Intervention de Bariza Khiari

Réunion du 8 février 2011 à 21h30
Immigration intégration et nationalité — Article 23

Photo de Bariza KhiariBariza Khiari :

Monsieur le ministre, vous justifiez le présent projet de loi, notamment son article 23, par la nécessité de transposer plusieurs directives européennes, principalement la directive 2008/115/CE. Vous prenez donc l’Europe comme bouc émissaire pour ne pas avoir à justifier vos choix. Cela vient d’être parfaitement illustré par les propos de mon collègue Louis Mermaz.

Cependant, quand on regarde dans le détail, le compte n’y est pas. Prenons les alinéas 14 à 20 de cet article qui détaillent les hypothèses pouvant autoriser l’administration à s’abstenir d’accorder un délai au départ volontaire.

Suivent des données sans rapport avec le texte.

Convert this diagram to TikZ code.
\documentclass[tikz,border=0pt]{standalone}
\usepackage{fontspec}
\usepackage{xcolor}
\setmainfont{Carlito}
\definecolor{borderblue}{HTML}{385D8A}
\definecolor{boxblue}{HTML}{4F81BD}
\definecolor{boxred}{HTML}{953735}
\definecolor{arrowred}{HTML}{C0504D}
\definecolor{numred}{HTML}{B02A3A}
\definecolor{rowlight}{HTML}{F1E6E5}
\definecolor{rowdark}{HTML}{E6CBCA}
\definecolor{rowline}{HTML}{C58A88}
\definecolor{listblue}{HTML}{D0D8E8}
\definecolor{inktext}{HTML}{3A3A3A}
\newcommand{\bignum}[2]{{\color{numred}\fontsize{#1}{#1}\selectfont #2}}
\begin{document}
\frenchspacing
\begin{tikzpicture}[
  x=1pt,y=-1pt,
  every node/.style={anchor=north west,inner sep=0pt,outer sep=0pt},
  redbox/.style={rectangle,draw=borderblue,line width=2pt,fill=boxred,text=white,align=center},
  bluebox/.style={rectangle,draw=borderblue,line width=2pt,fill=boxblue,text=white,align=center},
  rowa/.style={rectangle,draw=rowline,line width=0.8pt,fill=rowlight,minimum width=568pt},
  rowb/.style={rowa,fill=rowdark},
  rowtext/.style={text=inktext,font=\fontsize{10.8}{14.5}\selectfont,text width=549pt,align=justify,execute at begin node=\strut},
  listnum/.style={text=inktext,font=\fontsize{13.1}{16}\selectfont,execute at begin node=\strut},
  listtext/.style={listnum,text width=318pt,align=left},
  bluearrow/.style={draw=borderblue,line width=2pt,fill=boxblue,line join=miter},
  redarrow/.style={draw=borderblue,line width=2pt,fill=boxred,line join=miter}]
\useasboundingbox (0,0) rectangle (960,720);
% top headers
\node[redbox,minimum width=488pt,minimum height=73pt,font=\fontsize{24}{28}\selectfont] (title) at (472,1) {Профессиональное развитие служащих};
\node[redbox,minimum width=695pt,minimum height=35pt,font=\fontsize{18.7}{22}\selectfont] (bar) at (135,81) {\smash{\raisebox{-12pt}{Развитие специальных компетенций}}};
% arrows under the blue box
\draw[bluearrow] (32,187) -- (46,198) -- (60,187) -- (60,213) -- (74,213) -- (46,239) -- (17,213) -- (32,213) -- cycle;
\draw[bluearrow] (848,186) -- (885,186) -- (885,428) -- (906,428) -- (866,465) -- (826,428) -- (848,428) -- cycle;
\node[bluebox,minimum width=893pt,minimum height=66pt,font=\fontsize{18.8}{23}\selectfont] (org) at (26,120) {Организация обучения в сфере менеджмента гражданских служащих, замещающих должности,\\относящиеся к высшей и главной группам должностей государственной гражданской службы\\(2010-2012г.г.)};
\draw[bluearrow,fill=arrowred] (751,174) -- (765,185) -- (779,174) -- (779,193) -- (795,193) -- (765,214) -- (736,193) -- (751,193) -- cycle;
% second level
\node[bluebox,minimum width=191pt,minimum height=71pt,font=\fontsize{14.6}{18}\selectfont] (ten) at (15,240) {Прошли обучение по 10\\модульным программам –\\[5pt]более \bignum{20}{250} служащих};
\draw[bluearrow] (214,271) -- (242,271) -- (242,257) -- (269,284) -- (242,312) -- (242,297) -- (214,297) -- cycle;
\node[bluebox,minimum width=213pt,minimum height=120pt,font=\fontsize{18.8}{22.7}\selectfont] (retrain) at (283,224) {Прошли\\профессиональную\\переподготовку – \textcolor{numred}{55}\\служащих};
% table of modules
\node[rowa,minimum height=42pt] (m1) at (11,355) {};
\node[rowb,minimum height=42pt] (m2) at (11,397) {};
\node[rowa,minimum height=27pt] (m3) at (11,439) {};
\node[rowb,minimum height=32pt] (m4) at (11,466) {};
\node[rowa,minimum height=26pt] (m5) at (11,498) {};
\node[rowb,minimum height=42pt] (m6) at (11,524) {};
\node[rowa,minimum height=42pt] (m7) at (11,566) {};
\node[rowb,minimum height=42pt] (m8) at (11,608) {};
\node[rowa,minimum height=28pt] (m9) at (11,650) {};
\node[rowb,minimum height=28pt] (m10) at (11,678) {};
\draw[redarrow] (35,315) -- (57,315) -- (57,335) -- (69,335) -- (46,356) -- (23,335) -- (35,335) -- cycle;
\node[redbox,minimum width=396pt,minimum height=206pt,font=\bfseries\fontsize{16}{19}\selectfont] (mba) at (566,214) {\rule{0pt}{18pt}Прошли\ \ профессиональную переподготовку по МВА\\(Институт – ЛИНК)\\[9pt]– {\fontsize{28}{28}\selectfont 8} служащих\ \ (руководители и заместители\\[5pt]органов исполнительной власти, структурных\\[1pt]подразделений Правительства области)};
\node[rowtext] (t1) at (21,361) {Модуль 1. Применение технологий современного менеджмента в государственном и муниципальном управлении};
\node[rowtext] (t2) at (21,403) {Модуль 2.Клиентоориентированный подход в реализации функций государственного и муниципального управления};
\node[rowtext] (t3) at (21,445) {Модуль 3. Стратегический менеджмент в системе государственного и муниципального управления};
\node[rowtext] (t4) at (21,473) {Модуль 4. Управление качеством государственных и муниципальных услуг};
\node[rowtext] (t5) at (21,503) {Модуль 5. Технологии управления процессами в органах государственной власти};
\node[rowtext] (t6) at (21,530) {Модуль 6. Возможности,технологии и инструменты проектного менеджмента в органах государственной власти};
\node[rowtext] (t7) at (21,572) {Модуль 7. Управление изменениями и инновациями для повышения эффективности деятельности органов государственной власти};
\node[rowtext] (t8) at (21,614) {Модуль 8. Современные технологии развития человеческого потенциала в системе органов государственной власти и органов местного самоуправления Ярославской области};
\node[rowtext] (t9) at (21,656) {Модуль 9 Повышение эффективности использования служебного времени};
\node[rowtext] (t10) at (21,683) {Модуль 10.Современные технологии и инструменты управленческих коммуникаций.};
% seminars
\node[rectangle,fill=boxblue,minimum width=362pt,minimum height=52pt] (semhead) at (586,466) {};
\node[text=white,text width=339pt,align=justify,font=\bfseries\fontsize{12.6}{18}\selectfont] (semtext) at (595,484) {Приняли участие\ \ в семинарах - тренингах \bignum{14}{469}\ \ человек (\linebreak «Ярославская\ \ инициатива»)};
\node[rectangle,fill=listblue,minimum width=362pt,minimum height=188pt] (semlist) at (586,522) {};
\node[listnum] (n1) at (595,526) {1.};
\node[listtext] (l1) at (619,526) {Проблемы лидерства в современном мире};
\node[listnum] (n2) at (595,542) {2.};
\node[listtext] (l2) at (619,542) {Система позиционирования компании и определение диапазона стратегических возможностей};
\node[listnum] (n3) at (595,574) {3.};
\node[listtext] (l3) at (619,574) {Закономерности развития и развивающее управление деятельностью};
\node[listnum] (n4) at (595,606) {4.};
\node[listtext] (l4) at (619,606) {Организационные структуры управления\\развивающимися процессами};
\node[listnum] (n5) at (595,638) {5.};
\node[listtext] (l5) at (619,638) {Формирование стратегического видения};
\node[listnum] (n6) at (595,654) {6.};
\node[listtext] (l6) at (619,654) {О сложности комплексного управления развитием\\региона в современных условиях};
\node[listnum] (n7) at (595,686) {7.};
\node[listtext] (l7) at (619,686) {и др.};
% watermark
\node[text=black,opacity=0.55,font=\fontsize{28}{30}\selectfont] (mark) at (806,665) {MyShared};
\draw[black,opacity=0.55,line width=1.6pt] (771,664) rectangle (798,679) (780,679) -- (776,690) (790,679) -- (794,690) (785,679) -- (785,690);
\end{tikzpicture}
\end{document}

Dans le texte de la directive, seules trois hypothèses sont envisagées : le risque de fuite, une demande de séjour régulier rejetée comme manifestement infondée, le cas de la personne qui présente un danger pour l’ordre public. Cette notion de danger fait l’objet d’une jurisprudence précise de la Cour de justice des Communautés européennes, qui en restreint l’application pour les citoyens communautaires. Si vous souhaitez faire un nivellement, au nom de l’égalité républicaine, nous supposons qu’il se fera par le haut.

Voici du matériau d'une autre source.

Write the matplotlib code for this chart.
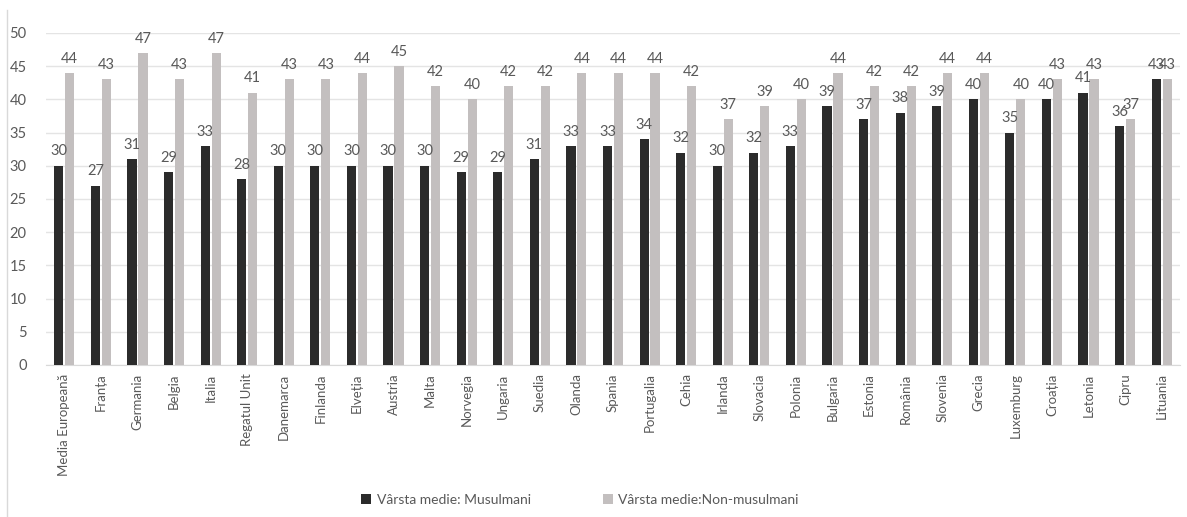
import matplotlib
matplotlib.use("Agg")
import matplotlib.pyplot as plt
import numpy as np
from matplotlib.patches import Patch
from matplotlib.lines import Line2D

categories = ["Media Europeană", "Franța", "Germania", "Belgia", "Italia", "Regatul Unit",
              "Danemarca", "Finlanda", "Elveția", "Austria", "Malta", "Norvegia", "Ungaria",
              "Suedia", "Olanda", "Spania", "Portugalia", "Cehia", "Irlanda", "Slovacia",
              "Polonia", "Bulgaria", "Estonia", "România", "Slovenia", "Grecia", "Luxemburg",
              "Croația", "Letonia", "Cipru", "Lituania"]
musulmani = [30, 27, 31, 29, 33, 28, 30, 30, 30, 30, 30, 29, 29, 31, 33, 33, 34, 32, 30, 32,
             33, 39, 37, 38, 39, 40, 35, 40, 41, 36, 43]
non_musulmani = [44, 43, 47, 43, 47, 41, 43, 43, 44, 45, 42, 40, 42, 42, 44, 44, 44, 42, 37, 39,
                 40, 44, 42, 42, 44, 44, 40, 43, 43, 37, 43]
series_names = ["Vârsta medie: Musulmani", "Vârsta medie:Non-musulmani"]

plt.rcParams['font.family'] = ['Lato', 'DejaVu Sans']
txt = '#595959'
c1 = '#2b2b2b'
c2 = '#c3bfbf'

fig = plt.figure(figsize=(11.87, 5.17), dpi=100)
ax = fig.add_axes([46/1187, 1-365/517, (1180-46)/1187, (365-33)/517])

x = np.arange(len(categories))
w = 0.25
off = 0.15
b1 = ax.bar(x - off, musulmani, w, color=c1, zorder=3)
b2 = ax.bar(x + off, non_musulmani, w, color=c2, zorder=3)
for rect, v in zip(b1, musulmani):
    ax.text(rect.get_x() + rect.get_width()/2, v + 1.1, str(v), ha='center', va='bottom',
            fontsize=10.5, color=txt)
for rect, v in zip(b2, non_musulmani):
    ax.text(rect.get_x() + rect.get_width()/2, v + 1.1, str(v), ha='center', va='bottom',
            fontsize=10.5, color=txt)

ax.set_xlim(-0.5, len(categories) - 0.5)
ax.set_ylim(0, 50)
ax.set_yticks(range(0, 51, 5))
ax.yaxis.grid(True, color='#e4e4e4', linewidth=1, zorder=0)
ax.set_axisbelow(True)
for s in ['top', 'right', 'left']:
    ax.spines[s].set_visible(False)
ax.spines['bottom'].set_color('#d9d9d9')
ax.tick_params(axis='y', length=0, labelsize=10.5, labelcolor=txt, pad=14)
ax.tick_params(axis='x', length=0, labelsize=9.5, labelcolor=txt, pad=6)
ax.set_xticks(x)
ax.set_xticklabels(categories, rotation=90)

handles = [Patch(facecolor=c1), Patch(facecolor=c2)]
fig.legend(handles, series_names, loc='center', bbox_to_anchor=(580/1187, 1-500/517),
           ncol=2, frameon=False, fontsize=10, labelcolor=txt, handlelength=0.7,
           handleheight=0.7, handletextpad=0.4, columnspacing=5.2)

fig.add_artist(Line2D([7/1187, 7/1187], [0, 1-10/517], color='#d9d9d9', linewidth=1))

fig.savefig('out.png', dpi=100)
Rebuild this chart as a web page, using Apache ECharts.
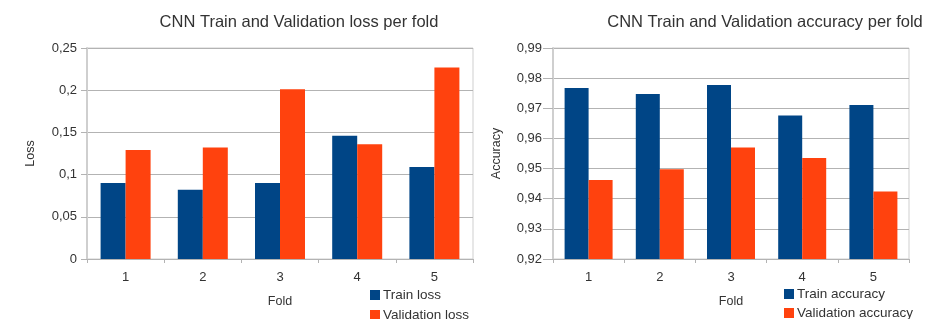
<!DOCTYPE html>
<html>
<head>
<meta charset="utf-8">
<script src="https://cdn.jsdelivr.net/npm/echarts@6/dist/echarts.min.js"></script>
<style>
  html, body { margin: 0; padding: 0; background: #fff; }
  #chart { width: 944px; height: 319px; }
</style>
</head>
<body>
<div id="chart"></div>
<script>
var folds = ['1', '2', '3', '4', '5'];
var trainLoss = [0.090, 0.082, 0.090, 0.146, 0.109];
var valLoss = [0.129, 0.132, 0.201, 0.136, 0.227];
var trainAcc = [0.9767, 0.9747, 0.9777, 0.9676, 0.9711];
var valAcc = [0.9462, 0.9498, 0.9570, 0.9535, 0.9424];

var font = 'Liberation Sans';
var gridColor = '#b3b3b3';
var frameColor = '#cfcfcf';

function commaFmt(v) {
  return String(parseFloat(v.toFixed(2))).replace('.', ',');
}

var myChart = echarts.init(document.getElementById('chart'));
var option;

function xAx(idx) {
  return {
    type: 'category',
    gridIndex: idx,
    data: folds,
    name: 'Fold',
    nameLocation: 'middle',
    nameGap: 36,
    nameTextStyle: { fontFamily: font, fontSize: 12.5, color: '#333' },
    axisLine: { lineStyle: { color: gridColor, width: 1 } },
    axisTick: { show: true, length: 4, lineStyle: { color: gridColor } },
    axisLabel: { margin: 12, fontFamily: font, fontSize: 13, color: '#333' },
    splitLine: { show: false }
  };
}

// one legend per entry, stacked by hand
function leg(name, x, y) {
  return {
    data: [name], left: x, top: y,
    icon: 'rect', itemWidth: 10, itemHeight: 10,
    textStyle: { fontFamily: font, fontSize: 13.5, color: '#333', padding: [0, 0, 0, -2] }
  };
}

option = {
  animation: false,
  color: ['#004586', '#ff420e'],
  title: [
    {
      text: 'CNN Train and Validation loss per fold',
      left: 294, top: 9, textAlign: 'center',
      textStyle: { fontFamily: font, fontSize: 16.5, fontWeight: 'normal', color: '#333' }
    },
    {
      text: 'CNN Train and Validation accuracy per fold',
      left: 760, top: 9, textAlign: 'center',
      textStyle: { fontFamily: font, fontSize: 16.5, fontWeight: 'normal', color: '#333' }
    }
  ],
  legend: [
    leg('Train loss', 365, 283),
    leg('Validation loss', 365, 303),
    leg('Train accuracy', 779, 282),
    leg('Validation accuracy', 779, 301)
  ],
  grid: [
    { left: 87, top: 48, width: 386, height: 211, show: true, borderColor: frameColor, borderWidth: 1 },
    { left: 553, top: 48, width: 356, height: 211, show: true, borderColor: frameColor, borderWidth: 1 }
  ],
  xAxis: [xAx(0), xAx(1)],
  yAxis: [
    {
      type: 'value', gridIndex: 0,
      min: 0, max: 0.25, interval: 0.05,
      name: 'Loss', nameLocation: 'middle', nameRotate: 90, nameGap: 50,
      nameTextStyle: { fontFamily: font, fontSize: 12.5, color: '#333' },
      axisLine: { show: true, lineStyle: { color: frameColor, width: 2 } },
      axisTick: { show: true, length: 6, lineStyle: { color: gridColor } },
      axisLabel: { margin: 10, fontFamily: font, fontSize: 13, color: '#333', formatter: commaFmt },
      splitLine: { lineStyle: { color: gridColor, width: 1 } }
    },
    {
      type: 'value', gridIndex: 1,
      min: 0.92, max: 0.99, interval: 0.01,
      name: 'Accuracy', nameLocation: 'middle', nameRotate: 90, nameGap: 50,
      nameTextStyle: { fontFamily: font, fontSize: 12.5, color: '#333' },
      axisLine: { show: true, lineStyle: { color: frameColor, width: 2 } },
      axisTick: { show: true, length: 10, lineStyle: { color: gridColor } },
      axisLabel: { margin: 11, fontFamily: font, fontSize: 13, color: '#333',
        formatter: function (v) { return v.toFixed(2).replace('.', ','); } },
      splitLine: { lineStyle: { color: gridColor, width: 1 } }
    }
  ],
  series: [
    { name: 'Train loss', type: 'bar', xAxisIndex: 0, yAxisIndex: 0, barWidth: 25, barGap: '0%',
      itemStyle: { color: '#004586' }, data: trainLoss },
    { name: 'Validation loss', type: 'bar', xAxisIndex: 0, yAxisIndex: 0, barWidth: 25, barGap: '0%',
      itemStyle: { color: '#ff420e' }, data: valLoss },
    { name: 'Train accuracy', type: 'bar', xAxisIndex: 1, yAxisIndex: 1, barWidth: 24, barGap: '0%',
      itemStyle: { color: '#004586' }, data: trainAcc },
    { name: 'Validation accuracy', type: 'bar', xAxisIndex: 1, yAxisIndex: 1, barWidth: 24, barGap: '0%',
      itemStyle: { color: '#ff420e' }, data: valAcc }
  ]
};
option && myChart.setOption(option);
</script>
</body>
</html>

Il existe trois possibilités dans la directive, mais huit dans votre texte. Cherchez l’erreur ! Où est la transposition ici ? Il nous semble que, sous couvert de transposition, vous avez surtout essayé de faire dans l’idéologie.

Je rappelle que, pour le législateur communautaire, le délai de départ est la règle et son absence l’exception. Dans votre texte, c’est le contraire...

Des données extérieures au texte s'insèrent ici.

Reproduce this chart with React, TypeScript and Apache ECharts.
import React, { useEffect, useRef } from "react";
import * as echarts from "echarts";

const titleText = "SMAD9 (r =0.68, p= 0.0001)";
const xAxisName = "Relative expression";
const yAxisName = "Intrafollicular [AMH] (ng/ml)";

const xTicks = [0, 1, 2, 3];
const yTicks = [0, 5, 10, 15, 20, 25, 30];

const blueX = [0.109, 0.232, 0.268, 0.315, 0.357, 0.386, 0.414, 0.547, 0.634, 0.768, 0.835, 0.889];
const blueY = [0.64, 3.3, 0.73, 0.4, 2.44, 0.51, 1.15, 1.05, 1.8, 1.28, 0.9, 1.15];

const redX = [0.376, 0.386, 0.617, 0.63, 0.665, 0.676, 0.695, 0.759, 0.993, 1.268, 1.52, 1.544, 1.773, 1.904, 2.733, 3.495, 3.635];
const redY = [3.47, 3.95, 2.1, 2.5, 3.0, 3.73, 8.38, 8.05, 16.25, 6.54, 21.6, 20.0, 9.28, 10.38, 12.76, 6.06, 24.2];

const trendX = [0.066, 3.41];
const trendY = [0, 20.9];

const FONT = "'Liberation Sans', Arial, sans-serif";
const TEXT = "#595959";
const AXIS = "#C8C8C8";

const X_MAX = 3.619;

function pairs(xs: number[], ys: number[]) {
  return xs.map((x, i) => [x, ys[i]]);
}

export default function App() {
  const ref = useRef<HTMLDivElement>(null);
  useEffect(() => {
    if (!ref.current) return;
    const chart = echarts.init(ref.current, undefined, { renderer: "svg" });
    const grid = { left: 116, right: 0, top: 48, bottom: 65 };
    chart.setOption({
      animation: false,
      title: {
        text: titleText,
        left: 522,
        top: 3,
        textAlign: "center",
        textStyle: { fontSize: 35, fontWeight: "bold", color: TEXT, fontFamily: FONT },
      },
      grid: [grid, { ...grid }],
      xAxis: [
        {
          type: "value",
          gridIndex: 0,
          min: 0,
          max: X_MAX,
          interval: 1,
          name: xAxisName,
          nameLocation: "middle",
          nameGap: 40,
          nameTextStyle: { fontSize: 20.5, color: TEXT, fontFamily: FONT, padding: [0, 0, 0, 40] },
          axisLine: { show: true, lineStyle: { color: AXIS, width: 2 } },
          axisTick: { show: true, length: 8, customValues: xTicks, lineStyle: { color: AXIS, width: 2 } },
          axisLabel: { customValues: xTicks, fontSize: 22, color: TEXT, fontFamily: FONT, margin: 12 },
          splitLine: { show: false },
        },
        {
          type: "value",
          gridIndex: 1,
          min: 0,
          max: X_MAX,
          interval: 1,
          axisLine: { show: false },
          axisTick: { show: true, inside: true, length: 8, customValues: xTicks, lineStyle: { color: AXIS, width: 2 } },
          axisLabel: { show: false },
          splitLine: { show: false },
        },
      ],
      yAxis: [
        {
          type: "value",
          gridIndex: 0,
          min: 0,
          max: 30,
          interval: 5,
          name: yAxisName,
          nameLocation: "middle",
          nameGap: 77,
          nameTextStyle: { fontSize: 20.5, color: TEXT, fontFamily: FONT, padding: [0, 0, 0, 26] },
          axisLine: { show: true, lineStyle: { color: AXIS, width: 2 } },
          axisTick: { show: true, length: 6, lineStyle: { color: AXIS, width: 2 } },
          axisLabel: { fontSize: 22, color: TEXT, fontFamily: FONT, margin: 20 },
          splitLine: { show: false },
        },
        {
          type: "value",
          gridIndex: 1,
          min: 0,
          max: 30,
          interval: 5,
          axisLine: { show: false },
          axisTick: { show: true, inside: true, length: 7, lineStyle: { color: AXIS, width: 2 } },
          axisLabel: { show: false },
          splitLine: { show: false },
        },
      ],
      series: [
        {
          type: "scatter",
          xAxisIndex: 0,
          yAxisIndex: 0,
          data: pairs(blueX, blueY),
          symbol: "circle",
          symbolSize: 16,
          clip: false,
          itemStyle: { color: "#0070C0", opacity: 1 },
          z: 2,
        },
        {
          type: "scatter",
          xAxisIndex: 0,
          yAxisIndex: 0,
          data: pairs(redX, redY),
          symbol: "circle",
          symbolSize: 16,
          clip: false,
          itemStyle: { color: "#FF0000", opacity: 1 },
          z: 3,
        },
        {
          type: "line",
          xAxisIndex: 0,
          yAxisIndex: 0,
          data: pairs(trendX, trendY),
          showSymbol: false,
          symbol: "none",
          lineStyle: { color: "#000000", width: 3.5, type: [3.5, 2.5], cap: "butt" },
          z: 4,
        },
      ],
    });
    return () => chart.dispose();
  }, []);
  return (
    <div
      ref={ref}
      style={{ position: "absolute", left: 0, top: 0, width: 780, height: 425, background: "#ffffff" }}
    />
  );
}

Je poursuis : l’interdiction de retour constitue un recul très fort de nos valeurs. Il est vrai que cette possibilité est ouverte par le texte de la directive. Cependant, elle ne reste qu’une possibilité et c’est bien ainsi qu’elle doit être comprise par le juge. Nous espérons que vous serez clair sur ce sujet, monsieur le ministre.

Par ailleurs, cette disposition ne doit en aucune manière concerner les demandes d’asile. Votre texte est muet sur cette question pourtant essentielle. Les personnes qui demandent asile ne doivent pas voir leurs droits être rognés d’une quelconque manière. Non seulement c’est contraire à l’esprit et au texte de la convention de Genève, mais cela constitue un réel recul par rapport à nos valeurs.

En deux ans, beaucoup de choses peuvent évoluer dans de nombreux pays instables ; nous ne pouvons pas nous permettre de condamner à l’attente des personnes qui pourraient avoir recours à l’asile du fait d’une détérioration de la situation de leur pays.

Ce texte n’est pas à la hauteur des enjeux, et il se pare d’une valeur qu’il n’a pas. Il ne transpose pas la directive ; il en trahit parfois le sens ou en accentue la portée. C’est donc bien un texte idéologique plus que technique que vous nous présentez. En conséquence, vous comprendrez pourquoi nous avons déposé nos amendements.